When Hoonan first saw it he said: “That’ll be the last day you wear your Oregon sweatshirt in this classroom.”

The next day, the students came in ready for “selfie” photos for the theme, “Books I love.”

“Guess what he decided to wear? His University of Oregon sweater. That was Baden,” Hoonan laughed.

“He wouldn’t get in an argument with you, or come in and tease me. He was this quiet comic, quiet soul, in many regards. He was a lovable goofball.”

He recalled one photo he’d found, of Baden standing on a stool as one of the villagers in James Thurbers’ “The 13 Clocks,” during a drama-inspired class on literature.

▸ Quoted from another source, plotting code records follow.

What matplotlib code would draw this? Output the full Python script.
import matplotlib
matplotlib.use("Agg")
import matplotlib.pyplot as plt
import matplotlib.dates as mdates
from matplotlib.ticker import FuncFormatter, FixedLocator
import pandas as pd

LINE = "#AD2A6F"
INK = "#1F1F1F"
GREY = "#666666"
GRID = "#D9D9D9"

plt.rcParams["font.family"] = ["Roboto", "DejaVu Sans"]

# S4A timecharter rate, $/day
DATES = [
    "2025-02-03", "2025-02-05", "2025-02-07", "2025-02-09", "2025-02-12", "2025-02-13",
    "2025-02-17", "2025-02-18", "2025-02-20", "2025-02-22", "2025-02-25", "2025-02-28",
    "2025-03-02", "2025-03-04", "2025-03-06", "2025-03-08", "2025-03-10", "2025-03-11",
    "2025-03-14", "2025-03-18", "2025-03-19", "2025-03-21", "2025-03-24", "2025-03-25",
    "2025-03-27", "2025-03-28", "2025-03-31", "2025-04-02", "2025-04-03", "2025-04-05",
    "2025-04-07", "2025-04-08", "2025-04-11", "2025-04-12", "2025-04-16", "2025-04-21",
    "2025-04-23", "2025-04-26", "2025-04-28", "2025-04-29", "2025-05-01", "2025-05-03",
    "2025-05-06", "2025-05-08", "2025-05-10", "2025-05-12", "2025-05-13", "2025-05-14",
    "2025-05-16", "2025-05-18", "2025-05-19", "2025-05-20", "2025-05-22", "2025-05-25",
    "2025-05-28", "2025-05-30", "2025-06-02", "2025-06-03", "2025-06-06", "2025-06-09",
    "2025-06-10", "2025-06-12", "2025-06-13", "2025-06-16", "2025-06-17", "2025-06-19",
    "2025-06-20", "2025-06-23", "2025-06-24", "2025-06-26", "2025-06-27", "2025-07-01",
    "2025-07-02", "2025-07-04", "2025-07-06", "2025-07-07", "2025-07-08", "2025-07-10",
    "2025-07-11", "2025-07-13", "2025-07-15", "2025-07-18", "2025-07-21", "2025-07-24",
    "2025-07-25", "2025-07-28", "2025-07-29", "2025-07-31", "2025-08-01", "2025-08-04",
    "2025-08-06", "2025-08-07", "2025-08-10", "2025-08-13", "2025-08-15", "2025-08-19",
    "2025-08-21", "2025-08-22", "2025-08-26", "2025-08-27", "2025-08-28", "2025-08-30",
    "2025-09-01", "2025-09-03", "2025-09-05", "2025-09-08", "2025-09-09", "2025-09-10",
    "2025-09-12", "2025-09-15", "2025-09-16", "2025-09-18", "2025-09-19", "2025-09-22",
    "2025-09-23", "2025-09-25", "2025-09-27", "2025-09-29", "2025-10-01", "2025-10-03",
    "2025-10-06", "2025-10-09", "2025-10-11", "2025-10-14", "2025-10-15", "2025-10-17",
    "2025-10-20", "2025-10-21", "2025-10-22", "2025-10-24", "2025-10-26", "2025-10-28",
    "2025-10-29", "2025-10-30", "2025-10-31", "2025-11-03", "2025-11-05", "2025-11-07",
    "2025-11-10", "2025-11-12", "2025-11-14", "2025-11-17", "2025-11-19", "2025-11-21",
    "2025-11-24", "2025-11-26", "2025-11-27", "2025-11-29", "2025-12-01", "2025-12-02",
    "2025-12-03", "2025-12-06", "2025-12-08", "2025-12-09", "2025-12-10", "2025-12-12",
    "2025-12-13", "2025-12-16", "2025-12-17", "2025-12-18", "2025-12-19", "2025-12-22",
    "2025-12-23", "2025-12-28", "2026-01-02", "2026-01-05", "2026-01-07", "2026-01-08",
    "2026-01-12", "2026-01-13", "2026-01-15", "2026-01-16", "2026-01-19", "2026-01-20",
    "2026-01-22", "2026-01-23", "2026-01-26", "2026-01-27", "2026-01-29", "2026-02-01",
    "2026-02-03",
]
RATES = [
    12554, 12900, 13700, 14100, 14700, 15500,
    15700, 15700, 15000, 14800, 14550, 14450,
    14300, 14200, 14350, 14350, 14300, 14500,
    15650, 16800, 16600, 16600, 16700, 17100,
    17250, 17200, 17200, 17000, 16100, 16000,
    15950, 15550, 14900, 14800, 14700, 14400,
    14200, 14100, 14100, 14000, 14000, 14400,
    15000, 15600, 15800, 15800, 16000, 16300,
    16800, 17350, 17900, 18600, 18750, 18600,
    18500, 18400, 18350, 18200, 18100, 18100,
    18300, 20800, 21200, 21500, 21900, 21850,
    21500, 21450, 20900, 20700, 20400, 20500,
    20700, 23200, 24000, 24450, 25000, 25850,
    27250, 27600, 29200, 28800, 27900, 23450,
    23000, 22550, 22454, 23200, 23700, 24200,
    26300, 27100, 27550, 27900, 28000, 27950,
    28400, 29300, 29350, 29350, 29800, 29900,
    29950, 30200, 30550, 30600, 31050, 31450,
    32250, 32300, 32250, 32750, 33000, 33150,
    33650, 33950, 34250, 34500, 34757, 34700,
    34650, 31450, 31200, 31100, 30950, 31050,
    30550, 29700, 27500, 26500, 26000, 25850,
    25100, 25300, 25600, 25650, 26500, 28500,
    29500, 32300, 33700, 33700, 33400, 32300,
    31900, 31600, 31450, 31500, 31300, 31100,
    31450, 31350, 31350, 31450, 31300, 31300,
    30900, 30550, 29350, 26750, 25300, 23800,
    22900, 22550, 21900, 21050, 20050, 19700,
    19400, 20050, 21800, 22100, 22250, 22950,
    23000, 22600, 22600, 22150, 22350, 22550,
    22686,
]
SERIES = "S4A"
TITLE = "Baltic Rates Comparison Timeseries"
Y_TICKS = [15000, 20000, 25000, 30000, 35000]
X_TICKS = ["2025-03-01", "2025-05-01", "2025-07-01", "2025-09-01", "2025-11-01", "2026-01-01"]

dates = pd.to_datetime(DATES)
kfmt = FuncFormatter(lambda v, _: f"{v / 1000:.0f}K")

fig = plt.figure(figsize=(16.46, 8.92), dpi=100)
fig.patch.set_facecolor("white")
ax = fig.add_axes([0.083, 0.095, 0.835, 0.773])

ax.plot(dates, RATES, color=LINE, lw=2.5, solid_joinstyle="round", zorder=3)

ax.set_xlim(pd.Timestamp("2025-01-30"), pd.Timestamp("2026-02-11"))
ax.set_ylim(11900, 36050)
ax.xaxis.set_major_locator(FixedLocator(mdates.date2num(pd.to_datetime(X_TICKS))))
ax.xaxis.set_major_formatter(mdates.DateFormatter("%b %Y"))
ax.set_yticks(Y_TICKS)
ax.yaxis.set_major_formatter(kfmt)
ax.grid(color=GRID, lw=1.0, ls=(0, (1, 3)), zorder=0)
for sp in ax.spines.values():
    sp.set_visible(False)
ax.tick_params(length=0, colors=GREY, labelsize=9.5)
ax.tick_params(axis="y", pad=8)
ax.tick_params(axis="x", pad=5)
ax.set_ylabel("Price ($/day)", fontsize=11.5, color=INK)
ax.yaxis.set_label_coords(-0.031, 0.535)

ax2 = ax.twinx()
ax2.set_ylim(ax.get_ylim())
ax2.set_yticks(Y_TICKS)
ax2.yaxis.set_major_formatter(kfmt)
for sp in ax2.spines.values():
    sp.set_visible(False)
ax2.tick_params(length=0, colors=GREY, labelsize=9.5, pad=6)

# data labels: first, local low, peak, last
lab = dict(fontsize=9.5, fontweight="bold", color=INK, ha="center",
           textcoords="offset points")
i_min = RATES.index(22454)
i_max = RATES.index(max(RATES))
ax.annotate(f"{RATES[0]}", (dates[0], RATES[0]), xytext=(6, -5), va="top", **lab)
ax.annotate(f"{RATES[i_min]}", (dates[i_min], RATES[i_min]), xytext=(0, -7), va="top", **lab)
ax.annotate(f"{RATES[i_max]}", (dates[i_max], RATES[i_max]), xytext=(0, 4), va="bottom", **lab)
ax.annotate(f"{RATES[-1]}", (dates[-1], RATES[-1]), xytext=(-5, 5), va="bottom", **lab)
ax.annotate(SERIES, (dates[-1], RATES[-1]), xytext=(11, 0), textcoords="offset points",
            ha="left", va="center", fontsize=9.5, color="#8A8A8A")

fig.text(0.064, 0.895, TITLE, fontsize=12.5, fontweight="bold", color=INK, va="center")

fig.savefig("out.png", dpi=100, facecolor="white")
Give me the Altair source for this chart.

The fifth-graders around him were roaring with laughter as Baden struck a pose — with his high-water pants skyward enough to show his high-top Nike sneakers.

Baden loved nonfiction books — “If you wanted to know the most poisonous snake in the world, you might ask him” — and was a best buddy to many.

“If we were partnering up, kids would want to be his buddy,” Hoonan said.

His love of sports came through in the conversations with his friends and his schoolwork.

“He was a person who was passionate about life and his sports was part of the way he exuded that passion,” Noonan said.

Baden was the sportswriter for the class magazine, and Hoonan recalled going through the old issues of “Why Not?” to prepare to speak at the memorial Saturday.

Hoonan found himself looking at the poetry issue of “Why Not?” when Baden was a sixth-grader.

“He wrote this sensitive, deliberative piece about how families endure in life and how families endure in death,” Hoonan recalled.

In it, Baden wrote about the passing of his grandmother.

“There’s a tendency to look at these very active boys and see the active, and think they don’t have the depth that is revealed in playing basketball. His poetry reveals a lot.”

Hoonan said it’s reflexive to think some boys are all about sports, and not much else. Baden was much more. A caring, quiet observer.

“He was a sensitive soul. He had a poetic sensibility to life. Maybe that’s what happens when you’re really watchful.”